Real-World Success Tips

Having helped dozens of entrepreneurs refine their business plans, here's what actually works:

Start with the Executive Summary Last

Even though it comes first, write it last. You'll have a much clearer picture of your business after working through all the other sections.

Update Regularly

Your business plan isn't a static document. As you learn from customers and the market, update your assumptions and projections. I recommend reviewing quarterly.

Keep It Concise

Aim for 20-30 pages maximum. Busy investors won't read a 100-page document. Put detailed financial models and market research in appendices.

Focus on Traction

If you have any traction—early customers, revenue, partnerships, or user growth—highlight it prominently. Traction beats projections every time.

Related Resources

Frequently Asked Questions

How detailed should my financial projections be?

For the main plan, include monthly projections for year one and annual projections for years 2-3. Put detailed assumptions and calculations in an appendix. Investors want to see you understand your unit economics and path to profitability.
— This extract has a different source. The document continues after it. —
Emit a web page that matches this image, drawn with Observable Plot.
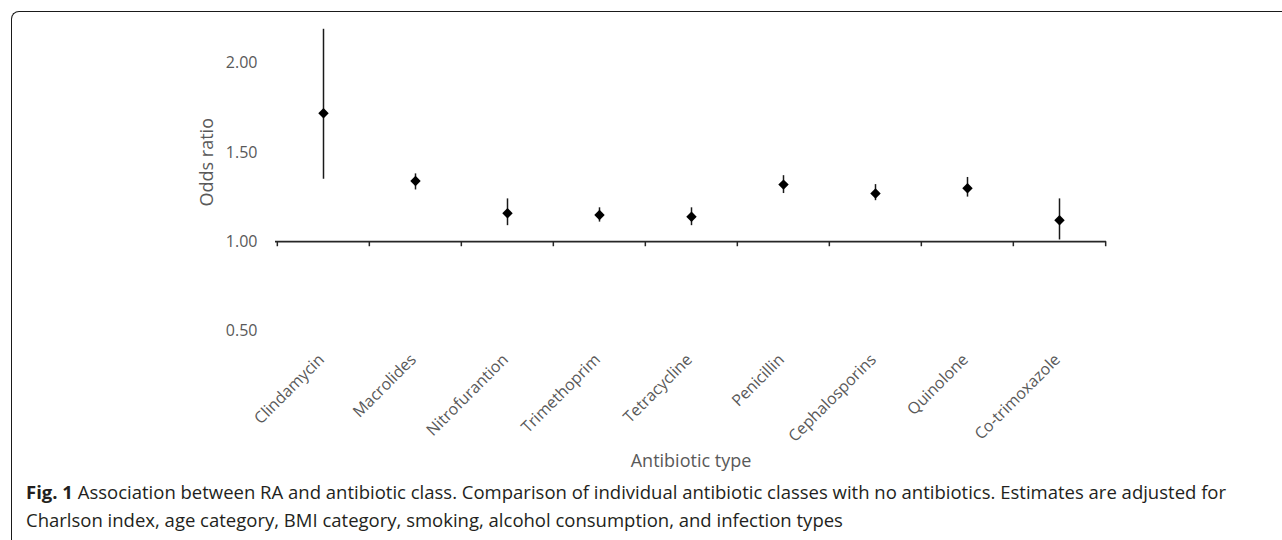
<!DOCTYPE html>
<html>
<head>
<meta charset="utf-8">
<script src="https://cdn.jsdelivr.net/npm/d3@7"></script>
<script src="https://cdn.jsdelivr.net/npm/@observablehq/plot@0.6"></script>
<style>
  html, body { margin: 0; padding: 0; background: #fff; }
  body { width: 1282px; height: 540px; position: relative; overflow: hidden; }
  .frame {
    position: absolute; left: 11px; top: 11px; right: -20px; bottom: -20px;
    border-left: 1.75px solid #1a1a1a; border-top: 1.75px solid #1a1a1a;
    border-top-left-radius: 8px;
  }
  #chart { position: absolute; left: 0; top: 0; }
  .caption {
    position: absolute; left: 26px; top: 478px;
    font-family: "Open Sans", "Noto Sans", sans-serif; font-size: 18.5px; line-height: 28px;
    color: #231f20; white-space: nowrap;
  }
  .caption b { font-weight: 700; }
</style>
</head>
<body>
<div class="frame"></div>
<div id="chart"></div>
<div class="caption"><b>Fig. 1</b> Association between RA and antibiotic class. Comparison of individual antibiotic classes with no antibiotics. Estimates are adjusted for<br>Charlson index, age category, BMI category, smoking, alcohol consumption, and infection types</div>
<script>
const categories = ["Clindamycin", "Macrolides", "Nitrofurantion", "Trimethoprim", "Tetracycline", "Penicillin", "Cephalosporins", "Quinolone", "Co-trimoxazole"];
const oddsRatio = [1.72, 1.34, 1.16, 1.15, 1.14, 1.32, 1.27, 1.30, 1.12];
const lowerCI   = [1.35, 1.29, 1.09, 1.11, 1.09, 1.27, 1.23, 1.25, 1.01];
const upperCI   = [2.19, 1.38, 1.24, 1.19, 1.19, 1.37, 1.32, 1.36, 1.24];
const yTicks = [0.5, 1.0, 1.5, 2.0];
const yLabel = "Odds ratio";
const xLabel = "Antibiotic type";

const rows = categories.map((name, i) => ({name, or: oddsRatio[i], lo: lowerCI[i], hi: upperCI[i]}));

const W = 1282, H = 480, ML = 275, MR = 176, MT = 27, MB = 149.5;
const step = (W - ML - MR) / categories.length;
const axisColor = "#262626";

const chart = Plot.plot({
  width: W, height: H,
  marginLeft: ML, marginRight: MR, marginTop: MT, marginBottom: MB,
  x: {type: "point", domain: categories, padding: 0.5},
  y: {domain: [0.5, 2.2]},
  style: {fontFamily: "'Open Sans', 'Noto Sans', sans-serif", fontSize: "16px", color: "#595959", background: "transparent", overflow: "visible"},
  marks: [
    Plot.axisY({ticks: yTicks, tickFormat: d3.format(".2f"), tickSize: 0, tickPadding: 18, label: null, fontSize: 16}),
    Plot.axisX({tickSize: 0, tickRotate: -45, tickPadding: 26, label: null, fontSize: 16, dx: -2}),
    Plot.ruleX(categories, {x: d => d, y1: () => 1, y2: () => 1, insetBottom: -5, dx: -step / 2, stroke: axisColor, strokeWidth: 1.5}),
    Plot.ruleX(categories.slice(-1), {x: d => d, y1: () => 1, y2: () => 1, insetBottom: -5, dx: step / 2, stroke: axisColor, strokeWidth: 1.5}),
    Plot.ruleY([1], {stroke: axisColor, strokeWidth: 1.75}),
    Plot.ruleX(rows, {x: "name", y1: "lo", y2: "hi", stroke: "#1a1a1a", strokeWidth: 1.5}),
    Plot.dot(rows, {x: "name", y: "or", symbol: "diamond2", r: 4.7, fill: "#000", stroke: "none"}),
    Plot.text([yLabel], {text: d => d, frameAnchor: "left", textAnchor: "middle", lineAnchor: "middle", rotate: -90, dx: -68, dy: -17, fontSize: 18, fill: "#595959"}),
    Plot.text([xLabel], {text: d => d, frameAnchor: "bottom", textAnchor: "middle", lineAnchor: "middle", dy: 130.5, fontSize: 18, fill: "#595959"})
  ]
});
document.getElementById("chart").appendChild(chart);
</script>
</body>
</html>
Can I use this for a nonprofit organization?

Yes, but modify the prompt to focus on mission impact rather than profitability. Replace "investors" with "donors" or "grantmakers" and emphasize social impact metrics alongside financial sustainability.

How often should I update my business plan?

Review quarterly and update when major changes occur—new funding, pivot in strategy, significant market shifts, or when actual results differ significantly from projections. Your plan should evolve with your business.

Should I include my business plan in pitch decks?

No, they serve different purposes. Your pitch deck is a visual presentation (10-15 slides) for meetings. The business plan is a detailed document investors review later. Create both, but don't combine them.